Please set down all the lines beneath this one exactly, without the pictures.

[Records for the exercise start]

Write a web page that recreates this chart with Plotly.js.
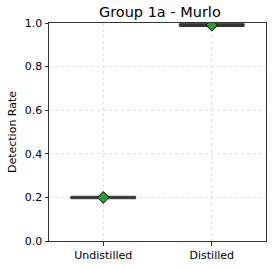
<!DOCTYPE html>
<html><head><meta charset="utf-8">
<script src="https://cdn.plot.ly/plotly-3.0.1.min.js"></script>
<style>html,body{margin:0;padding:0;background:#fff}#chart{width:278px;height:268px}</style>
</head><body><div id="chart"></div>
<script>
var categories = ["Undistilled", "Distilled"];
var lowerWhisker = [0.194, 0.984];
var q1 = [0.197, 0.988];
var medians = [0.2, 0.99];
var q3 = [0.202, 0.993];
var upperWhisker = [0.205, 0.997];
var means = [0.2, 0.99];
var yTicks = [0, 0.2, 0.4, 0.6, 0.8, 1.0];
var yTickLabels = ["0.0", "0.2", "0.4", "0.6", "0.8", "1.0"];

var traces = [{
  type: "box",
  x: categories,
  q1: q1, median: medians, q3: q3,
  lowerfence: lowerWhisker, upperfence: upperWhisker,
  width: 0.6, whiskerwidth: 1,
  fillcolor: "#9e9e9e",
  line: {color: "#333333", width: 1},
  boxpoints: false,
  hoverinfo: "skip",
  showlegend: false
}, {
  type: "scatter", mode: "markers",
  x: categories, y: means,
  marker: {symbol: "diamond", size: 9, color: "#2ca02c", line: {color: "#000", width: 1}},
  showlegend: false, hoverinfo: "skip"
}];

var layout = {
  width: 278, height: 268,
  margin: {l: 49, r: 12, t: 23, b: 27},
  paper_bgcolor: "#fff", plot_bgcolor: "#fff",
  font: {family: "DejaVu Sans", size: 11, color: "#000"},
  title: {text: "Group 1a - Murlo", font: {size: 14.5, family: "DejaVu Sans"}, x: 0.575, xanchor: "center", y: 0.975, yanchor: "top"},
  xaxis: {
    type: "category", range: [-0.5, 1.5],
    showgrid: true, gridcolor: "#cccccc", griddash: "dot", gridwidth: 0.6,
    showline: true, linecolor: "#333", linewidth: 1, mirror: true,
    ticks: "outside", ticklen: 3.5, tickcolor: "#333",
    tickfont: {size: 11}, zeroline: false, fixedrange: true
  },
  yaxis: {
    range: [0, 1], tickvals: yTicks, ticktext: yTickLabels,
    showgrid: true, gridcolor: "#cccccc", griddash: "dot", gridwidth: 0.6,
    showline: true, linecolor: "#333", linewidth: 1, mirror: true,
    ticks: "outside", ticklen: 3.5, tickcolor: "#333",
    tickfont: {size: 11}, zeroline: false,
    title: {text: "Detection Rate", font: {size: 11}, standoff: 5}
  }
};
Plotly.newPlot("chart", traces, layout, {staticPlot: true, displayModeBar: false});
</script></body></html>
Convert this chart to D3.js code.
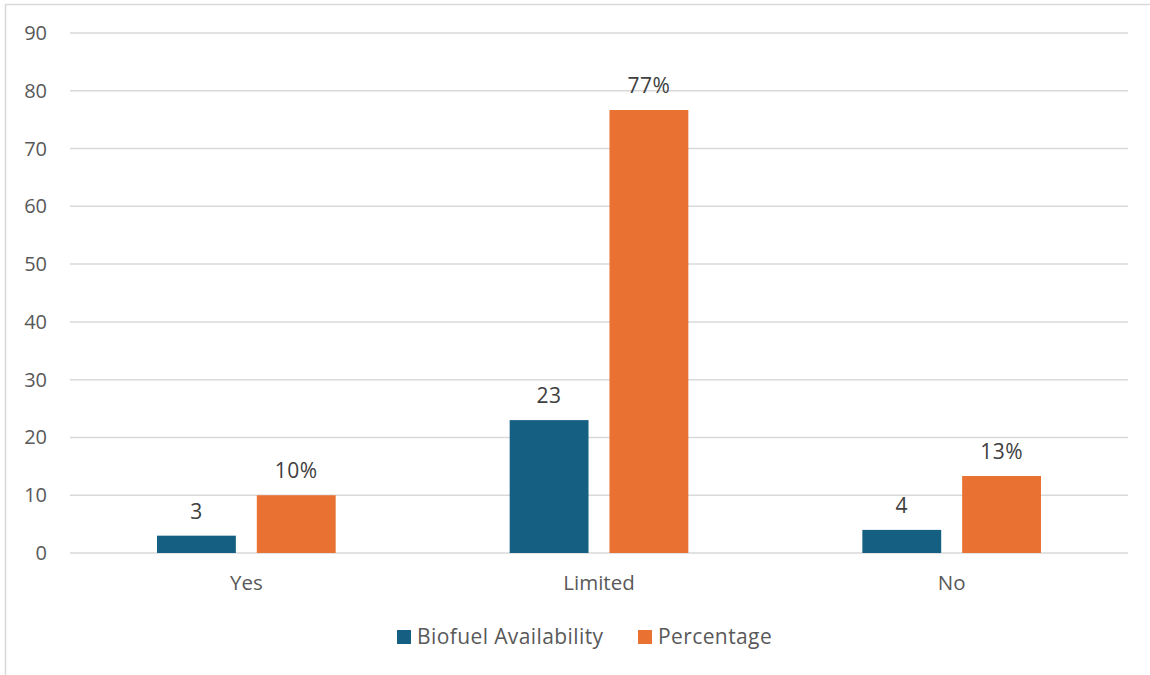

[Records for the exercise end]

Final answer:
Write a web page that recreates this chart with Plotly.js.
<!DOCTYPE html>
<html><head><meta charset="utf-8">
<script src="https://cdn.plot.ly/plotly-3.0.1.min.js"></script>
<style>html,body{margin:0;padding:0;background:#fff}#chart{width:278px;height:268px}</style>
</head><body><div id="chart"></div>
<script>
var categories = ["Undistilled", "Distilled"];
var lowerWhisker = [0.194, 0.984];
var q1 = [0.197, 0.988];
var medians = [0.2, 0.99];
var q3 = [0.202, 0.993];
var upperWhisker = [0.205, 0.997];
var means = [0.2, 0.99];
var yTicks = [0, 0.2, 0.4, 0.6, 0.8, 1.0];
var yTickLabels = ["0.0", "0.2", "0.4", "0.6", "0.8", "1.0"];

var traces = [{
  type: "box",
  x: categories,
  q1: q1, median: medians, q3: q3,
  lowerfence: lowerWhisker, upperfence: upperWhisker,
  width: 0.6, whiskerwidth: 1,
  fillcolor: "#9e9e9e",
  line: {color: "#333333", width: 1},
  boxpoints: false,
  hoverinfo: "skip",
  showlegend: false
}, {
  type: "scatter", mode: "markers",
  x: categories, y: means,
  marker: {symbol: "diamond", size: 9, color: "#2ca02c", line: {color: "#000", width: 1}},
  showlegend: false, hoverinfo: "skip"
}];

var layout = {
  width: 278, height: 268,
  margin: {l: 49, r: 12, t: 23, b: 27},
  paper_bgcolor: "#fff", plot_bgcolor: "#fff",
  font: {family: "DejaVu Sans", size: 11, color: "#000"},
  title: {text: "Group 1a - Murlo", font: {size: 14.5, family: "DejaVu Sans"}, x: 0.575, xanchor: "center", y: 0.975, yanchor: "top"},
  xaxis: {
    type: "category", range: [-0.5, 1.5],
    showgrid: true, gridcolor: "#cccccc", griddash: "dot", gridwidth: 0.6,
    showline: true, linecolor: "#333", linewidth: 1, mirror: true,
    ticks: "outside", ticklen: 3.5, tickcolor: "#333",
    tickfont: {size: 11}, zeroline: false, fixedrange: true
  },
  yaxis: {
    range: [0, 1], tickvals: yTicks, ticktext: yTickLabels,
    showgrid: true, gridcolor: "#cccccc", griddash: "dot", gridwidth: 0.6,
    showline: true, linecolor: "#333", linewidth: 1, mirror: true,
    ticks: "outside", ticklen: 3.5, tickcolor: "#333",
    tickfont: {size: 11}, zeroline: false,
    title: {text: "Detection Rate", font: {size: 11}, standoff: 5}
  }
};
Plotly.newPlot("chart", traces, layout, {staticPlot: true, displayModeBar: false});
</script></body></html>
Convert this chart to D3.js code.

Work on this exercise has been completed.